F3Conditions of licences granted under this Part
45EMandatory licence conditions
(1)
The Scottish Ministers may by order prescribe conditions to which licences granted by local authorities under this Part are to be subject.
(2)
Different conditions may be prescribed under subsection (1)—
(a)
in respect of different licences or different types of licence,
(b)
otherwise for different purposes, circumstances or cases.
(3)
An order under subsection (1) is subject to the affirmative procedure.
(4)
Subsection (1) does not affect any other power of the Scottish Ministers under this Act or any other enactment to prescribe conditions—
(a)
to which licences granted by local authorities under this Part are to be subject, or
(b)
to be imposed by local authorities in granting or renewing licences under this Part.
(5)
The following conditions are referred to in this Part as “mandatory conditions”—
(a)
conditions prescribed under subsection (1),
(b)
conditions prescribed under any power referred to in subsection (4), and
(c)
conditions imposed, or required to be imposed, by any provision of this Part.
(6)
In this section and section 45F, references to licences granted by local authorities include references to—
(a)
licences renewed by local authorities, and
(b)
licences deemed by virtue of section 45D to have been granted or renewed by local authorities.

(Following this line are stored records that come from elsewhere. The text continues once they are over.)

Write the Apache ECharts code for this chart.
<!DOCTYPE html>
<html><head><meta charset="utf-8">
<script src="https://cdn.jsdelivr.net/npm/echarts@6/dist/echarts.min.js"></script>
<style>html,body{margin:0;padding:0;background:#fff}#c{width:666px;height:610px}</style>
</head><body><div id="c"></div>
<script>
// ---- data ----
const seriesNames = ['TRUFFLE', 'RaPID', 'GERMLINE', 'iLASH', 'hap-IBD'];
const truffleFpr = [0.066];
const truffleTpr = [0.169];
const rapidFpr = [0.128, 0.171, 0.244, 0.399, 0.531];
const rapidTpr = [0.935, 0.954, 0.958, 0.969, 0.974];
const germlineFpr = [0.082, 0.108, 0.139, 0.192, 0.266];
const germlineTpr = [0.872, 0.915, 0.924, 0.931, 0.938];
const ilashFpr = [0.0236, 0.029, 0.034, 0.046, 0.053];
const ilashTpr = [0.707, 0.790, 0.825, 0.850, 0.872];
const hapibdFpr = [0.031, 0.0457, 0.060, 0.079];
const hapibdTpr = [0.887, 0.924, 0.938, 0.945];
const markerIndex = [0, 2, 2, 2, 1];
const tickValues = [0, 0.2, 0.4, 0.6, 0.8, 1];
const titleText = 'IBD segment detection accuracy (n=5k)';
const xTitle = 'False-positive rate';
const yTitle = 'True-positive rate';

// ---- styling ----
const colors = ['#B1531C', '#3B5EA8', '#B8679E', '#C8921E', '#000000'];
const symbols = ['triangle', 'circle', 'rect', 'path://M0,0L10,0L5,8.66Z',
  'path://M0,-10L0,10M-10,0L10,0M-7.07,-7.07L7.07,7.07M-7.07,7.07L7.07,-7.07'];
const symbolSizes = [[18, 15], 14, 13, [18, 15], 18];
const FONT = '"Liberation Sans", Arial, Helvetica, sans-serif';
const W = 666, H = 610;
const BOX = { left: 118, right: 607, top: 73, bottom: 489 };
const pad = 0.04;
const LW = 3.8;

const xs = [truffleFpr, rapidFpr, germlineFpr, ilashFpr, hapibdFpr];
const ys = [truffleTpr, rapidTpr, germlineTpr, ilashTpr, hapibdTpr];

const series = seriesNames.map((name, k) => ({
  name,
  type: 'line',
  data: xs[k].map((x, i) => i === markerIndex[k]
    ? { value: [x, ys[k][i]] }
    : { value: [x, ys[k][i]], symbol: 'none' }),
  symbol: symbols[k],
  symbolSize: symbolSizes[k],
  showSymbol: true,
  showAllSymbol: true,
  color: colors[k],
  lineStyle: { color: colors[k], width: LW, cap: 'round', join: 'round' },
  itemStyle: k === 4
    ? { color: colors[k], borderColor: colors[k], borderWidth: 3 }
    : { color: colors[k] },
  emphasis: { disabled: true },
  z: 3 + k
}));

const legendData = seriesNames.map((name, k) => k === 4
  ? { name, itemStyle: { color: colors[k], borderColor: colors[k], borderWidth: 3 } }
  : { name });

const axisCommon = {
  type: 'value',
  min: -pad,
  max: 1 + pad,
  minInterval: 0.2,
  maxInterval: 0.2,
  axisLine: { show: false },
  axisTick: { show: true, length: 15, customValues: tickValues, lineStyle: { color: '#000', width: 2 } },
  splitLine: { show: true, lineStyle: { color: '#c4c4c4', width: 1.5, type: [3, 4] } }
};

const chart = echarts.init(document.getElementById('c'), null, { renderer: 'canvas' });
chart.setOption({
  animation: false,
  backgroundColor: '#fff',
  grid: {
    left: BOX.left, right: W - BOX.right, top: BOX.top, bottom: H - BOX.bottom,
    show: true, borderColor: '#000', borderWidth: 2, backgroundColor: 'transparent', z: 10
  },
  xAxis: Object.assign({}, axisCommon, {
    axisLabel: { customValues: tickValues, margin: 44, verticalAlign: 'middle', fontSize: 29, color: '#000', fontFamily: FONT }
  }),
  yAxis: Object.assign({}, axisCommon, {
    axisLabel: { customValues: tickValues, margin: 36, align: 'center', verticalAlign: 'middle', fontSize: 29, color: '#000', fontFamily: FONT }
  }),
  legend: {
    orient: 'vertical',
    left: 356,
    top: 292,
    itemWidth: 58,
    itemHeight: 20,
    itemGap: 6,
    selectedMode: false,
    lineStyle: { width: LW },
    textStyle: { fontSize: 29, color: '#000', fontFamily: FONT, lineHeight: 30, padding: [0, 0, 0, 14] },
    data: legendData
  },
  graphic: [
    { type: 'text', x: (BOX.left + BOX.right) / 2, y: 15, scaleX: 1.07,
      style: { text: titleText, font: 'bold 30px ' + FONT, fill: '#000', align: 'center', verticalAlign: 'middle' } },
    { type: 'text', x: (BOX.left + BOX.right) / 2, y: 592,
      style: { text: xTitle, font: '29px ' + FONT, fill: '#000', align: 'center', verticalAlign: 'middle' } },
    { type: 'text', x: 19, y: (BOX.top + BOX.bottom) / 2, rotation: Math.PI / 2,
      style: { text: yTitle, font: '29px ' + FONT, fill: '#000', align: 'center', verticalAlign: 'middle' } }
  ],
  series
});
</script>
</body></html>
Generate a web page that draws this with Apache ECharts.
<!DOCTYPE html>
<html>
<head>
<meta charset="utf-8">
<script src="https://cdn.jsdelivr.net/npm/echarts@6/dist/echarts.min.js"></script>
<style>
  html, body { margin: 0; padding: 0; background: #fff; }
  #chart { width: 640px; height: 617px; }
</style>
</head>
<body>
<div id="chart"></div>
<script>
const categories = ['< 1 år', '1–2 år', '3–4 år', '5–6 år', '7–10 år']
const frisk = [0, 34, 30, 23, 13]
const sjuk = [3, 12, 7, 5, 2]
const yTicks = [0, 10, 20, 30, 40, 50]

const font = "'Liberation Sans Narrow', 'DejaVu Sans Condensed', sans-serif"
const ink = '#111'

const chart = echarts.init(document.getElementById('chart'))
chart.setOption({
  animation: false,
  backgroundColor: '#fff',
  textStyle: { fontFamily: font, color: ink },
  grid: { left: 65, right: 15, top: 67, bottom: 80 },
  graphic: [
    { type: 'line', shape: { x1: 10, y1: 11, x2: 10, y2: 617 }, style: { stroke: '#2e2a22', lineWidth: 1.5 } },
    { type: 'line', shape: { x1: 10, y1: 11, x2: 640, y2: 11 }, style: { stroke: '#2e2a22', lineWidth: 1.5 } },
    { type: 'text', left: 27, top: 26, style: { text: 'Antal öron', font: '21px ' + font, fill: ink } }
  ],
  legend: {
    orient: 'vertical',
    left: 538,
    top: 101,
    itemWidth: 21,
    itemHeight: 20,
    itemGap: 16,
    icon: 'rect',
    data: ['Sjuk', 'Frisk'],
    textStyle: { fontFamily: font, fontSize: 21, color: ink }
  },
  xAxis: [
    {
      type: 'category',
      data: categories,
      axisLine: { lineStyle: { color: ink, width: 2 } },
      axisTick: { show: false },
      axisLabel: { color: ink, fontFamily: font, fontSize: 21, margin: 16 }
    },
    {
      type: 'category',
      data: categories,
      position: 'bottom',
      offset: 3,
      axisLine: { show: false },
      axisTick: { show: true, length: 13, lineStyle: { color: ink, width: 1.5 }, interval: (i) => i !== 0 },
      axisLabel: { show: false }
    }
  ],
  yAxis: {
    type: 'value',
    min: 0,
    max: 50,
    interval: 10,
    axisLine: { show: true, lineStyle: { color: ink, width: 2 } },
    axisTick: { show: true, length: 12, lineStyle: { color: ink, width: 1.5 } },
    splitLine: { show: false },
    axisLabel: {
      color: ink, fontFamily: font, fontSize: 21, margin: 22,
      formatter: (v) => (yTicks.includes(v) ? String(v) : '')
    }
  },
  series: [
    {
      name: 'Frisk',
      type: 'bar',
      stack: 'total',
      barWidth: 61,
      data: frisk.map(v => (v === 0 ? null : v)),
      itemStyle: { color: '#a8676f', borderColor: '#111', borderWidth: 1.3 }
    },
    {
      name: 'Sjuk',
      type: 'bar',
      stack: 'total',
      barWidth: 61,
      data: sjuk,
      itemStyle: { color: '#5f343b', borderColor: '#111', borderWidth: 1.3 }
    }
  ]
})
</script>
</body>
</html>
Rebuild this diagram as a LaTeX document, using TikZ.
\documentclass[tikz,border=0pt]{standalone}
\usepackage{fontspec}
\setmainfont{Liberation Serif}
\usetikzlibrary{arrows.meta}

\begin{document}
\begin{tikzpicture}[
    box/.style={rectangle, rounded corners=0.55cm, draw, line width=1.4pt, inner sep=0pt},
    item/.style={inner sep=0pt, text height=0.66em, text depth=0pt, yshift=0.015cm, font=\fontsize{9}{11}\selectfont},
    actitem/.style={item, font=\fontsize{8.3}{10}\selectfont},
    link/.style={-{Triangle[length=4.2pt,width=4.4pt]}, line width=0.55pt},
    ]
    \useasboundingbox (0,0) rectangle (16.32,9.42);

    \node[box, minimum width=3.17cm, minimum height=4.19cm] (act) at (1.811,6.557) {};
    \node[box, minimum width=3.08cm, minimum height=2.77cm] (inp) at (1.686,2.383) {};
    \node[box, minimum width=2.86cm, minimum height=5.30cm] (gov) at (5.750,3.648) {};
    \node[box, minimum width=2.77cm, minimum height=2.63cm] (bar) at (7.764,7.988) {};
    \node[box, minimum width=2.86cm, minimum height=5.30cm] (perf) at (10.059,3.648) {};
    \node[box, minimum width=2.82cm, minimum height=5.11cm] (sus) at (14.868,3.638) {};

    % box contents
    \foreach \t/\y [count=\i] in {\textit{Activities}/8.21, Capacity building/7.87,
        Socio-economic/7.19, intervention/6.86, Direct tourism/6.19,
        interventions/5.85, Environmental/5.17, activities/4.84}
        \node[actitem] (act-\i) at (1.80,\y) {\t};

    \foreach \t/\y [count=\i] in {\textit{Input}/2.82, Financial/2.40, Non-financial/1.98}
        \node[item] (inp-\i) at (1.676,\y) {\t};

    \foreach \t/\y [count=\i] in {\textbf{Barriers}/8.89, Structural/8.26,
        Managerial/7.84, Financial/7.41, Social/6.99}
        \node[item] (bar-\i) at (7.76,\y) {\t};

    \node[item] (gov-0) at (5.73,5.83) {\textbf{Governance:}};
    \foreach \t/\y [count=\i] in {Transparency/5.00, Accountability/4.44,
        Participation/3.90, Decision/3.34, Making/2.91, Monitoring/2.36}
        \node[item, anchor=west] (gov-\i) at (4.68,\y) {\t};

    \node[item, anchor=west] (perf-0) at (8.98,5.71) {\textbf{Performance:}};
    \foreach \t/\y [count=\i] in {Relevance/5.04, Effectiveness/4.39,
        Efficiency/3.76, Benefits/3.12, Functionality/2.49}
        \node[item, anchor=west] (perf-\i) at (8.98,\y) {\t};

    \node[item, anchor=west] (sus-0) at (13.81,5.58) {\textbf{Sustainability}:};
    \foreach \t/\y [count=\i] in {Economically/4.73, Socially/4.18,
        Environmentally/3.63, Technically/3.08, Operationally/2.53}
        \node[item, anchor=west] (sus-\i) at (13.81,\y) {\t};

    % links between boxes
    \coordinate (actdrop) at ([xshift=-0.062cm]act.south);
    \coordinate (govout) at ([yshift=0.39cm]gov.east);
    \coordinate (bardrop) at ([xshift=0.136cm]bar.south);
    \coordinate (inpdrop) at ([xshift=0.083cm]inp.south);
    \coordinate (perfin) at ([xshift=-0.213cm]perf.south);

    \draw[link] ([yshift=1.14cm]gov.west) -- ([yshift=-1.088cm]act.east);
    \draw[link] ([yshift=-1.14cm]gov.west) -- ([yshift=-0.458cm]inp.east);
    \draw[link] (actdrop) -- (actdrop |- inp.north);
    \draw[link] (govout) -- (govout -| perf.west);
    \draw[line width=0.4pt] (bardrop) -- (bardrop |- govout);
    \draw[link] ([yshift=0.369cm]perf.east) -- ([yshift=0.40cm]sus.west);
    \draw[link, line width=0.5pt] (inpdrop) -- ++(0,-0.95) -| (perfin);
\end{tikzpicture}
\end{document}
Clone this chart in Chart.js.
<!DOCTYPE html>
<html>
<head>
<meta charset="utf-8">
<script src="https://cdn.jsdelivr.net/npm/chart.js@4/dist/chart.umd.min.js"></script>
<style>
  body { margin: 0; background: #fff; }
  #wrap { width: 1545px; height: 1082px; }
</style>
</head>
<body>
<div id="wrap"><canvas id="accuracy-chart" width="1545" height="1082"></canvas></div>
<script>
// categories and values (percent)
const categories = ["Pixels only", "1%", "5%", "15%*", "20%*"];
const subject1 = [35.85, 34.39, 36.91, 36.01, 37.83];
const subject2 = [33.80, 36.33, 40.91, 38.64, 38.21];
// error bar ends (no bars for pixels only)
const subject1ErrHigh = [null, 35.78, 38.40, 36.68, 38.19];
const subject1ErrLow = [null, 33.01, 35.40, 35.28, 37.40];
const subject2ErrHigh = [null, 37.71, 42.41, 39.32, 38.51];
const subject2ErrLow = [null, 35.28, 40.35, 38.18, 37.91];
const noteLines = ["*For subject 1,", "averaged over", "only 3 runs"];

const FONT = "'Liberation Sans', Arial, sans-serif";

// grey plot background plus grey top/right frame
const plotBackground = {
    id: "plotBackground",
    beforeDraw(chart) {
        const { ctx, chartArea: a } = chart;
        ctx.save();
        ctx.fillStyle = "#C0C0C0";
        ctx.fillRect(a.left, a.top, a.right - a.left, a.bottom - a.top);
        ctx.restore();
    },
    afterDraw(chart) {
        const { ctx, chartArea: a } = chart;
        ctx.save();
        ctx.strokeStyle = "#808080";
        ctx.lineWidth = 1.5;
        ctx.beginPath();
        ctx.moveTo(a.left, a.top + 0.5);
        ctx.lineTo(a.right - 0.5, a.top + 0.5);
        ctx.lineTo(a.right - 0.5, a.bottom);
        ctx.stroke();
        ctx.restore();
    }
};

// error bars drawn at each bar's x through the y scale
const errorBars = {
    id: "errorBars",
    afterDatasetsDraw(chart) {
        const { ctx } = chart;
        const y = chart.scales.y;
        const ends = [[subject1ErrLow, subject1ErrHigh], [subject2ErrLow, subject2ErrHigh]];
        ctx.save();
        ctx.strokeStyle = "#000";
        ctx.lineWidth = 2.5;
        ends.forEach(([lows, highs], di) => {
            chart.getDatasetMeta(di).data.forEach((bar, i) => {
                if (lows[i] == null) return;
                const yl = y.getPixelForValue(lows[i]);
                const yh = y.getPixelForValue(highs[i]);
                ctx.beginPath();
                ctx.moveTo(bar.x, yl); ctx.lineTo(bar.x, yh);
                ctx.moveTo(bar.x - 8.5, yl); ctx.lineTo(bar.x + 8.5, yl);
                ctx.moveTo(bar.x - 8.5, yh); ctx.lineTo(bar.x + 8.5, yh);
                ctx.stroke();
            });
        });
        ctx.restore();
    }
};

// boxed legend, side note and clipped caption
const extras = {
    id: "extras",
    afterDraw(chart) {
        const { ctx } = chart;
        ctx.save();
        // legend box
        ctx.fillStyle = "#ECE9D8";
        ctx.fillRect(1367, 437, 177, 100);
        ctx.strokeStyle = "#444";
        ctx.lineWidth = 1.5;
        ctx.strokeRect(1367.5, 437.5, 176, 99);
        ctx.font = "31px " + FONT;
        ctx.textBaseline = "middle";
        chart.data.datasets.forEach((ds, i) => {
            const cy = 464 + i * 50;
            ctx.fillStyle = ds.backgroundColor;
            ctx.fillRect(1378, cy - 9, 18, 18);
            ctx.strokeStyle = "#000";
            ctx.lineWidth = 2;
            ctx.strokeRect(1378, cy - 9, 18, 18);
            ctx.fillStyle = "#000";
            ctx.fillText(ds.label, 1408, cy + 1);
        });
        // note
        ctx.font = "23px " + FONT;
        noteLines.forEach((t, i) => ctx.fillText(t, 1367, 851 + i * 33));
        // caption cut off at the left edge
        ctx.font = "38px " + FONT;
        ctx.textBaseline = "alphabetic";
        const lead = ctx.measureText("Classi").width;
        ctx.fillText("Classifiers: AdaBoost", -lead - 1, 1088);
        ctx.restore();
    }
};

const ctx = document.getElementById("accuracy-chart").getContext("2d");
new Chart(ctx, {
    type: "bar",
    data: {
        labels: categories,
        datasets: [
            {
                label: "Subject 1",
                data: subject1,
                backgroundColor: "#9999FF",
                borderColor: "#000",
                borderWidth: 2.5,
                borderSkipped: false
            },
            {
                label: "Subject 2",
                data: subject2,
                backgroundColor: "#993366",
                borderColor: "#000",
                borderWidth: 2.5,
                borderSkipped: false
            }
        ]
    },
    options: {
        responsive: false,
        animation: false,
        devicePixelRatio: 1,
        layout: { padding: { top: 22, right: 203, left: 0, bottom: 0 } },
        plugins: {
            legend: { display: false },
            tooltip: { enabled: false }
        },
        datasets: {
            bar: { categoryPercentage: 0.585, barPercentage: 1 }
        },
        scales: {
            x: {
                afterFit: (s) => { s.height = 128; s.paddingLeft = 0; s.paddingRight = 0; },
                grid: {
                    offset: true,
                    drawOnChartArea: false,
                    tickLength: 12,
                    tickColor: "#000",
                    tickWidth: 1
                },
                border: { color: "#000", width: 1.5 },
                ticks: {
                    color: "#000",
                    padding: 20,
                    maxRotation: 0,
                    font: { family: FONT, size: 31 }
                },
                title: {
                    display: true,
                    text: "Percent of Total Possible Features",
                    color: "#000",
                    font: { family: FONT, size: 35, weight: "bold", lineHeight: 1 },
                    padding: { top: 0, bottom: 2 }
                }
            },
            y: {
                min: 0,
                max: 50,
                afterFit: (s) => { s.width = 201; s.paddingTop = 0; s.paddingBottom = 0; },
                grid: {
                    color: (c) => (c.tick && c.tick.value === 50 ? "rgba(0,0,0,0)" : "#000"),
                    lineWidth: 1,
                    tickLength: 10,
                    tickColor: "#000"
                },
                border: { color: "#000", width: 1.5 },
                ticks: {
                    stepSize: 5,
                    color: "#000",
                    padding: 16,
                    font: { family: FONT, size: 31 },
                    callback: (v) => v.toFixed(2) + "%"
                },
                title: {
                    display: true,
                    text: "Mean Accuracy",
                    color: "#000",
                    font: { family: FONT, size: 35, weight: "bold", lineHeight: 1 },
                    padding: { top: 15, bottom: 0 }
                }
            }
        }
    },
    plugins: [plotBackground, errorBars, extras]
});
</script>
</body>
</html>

45FStandard licence conditions
(1)
A local authority may determine conditions to which licences granted by them under this Part are to be subject.
(2)
Conditions determined under subsection (1) are referred to in this Part as “standard conditions”.
(3)
Different conditions may be determined under subsection (1)—
(a)
in respect of different licences or different types of licence,
(b)
otherwise for different purposes, circumstances or cases.
(4)
A local authority must publish, in such manner as they think appropriate, any standard conditions determined by them.
(5)
Standard conditions have no effect—
(a)
unless they are published, and
(b)
so far as they are inconsistent with any mandatory conditions.
(6)
Subsection (1) is subject to paragraph 9(1A) of Schedule 2.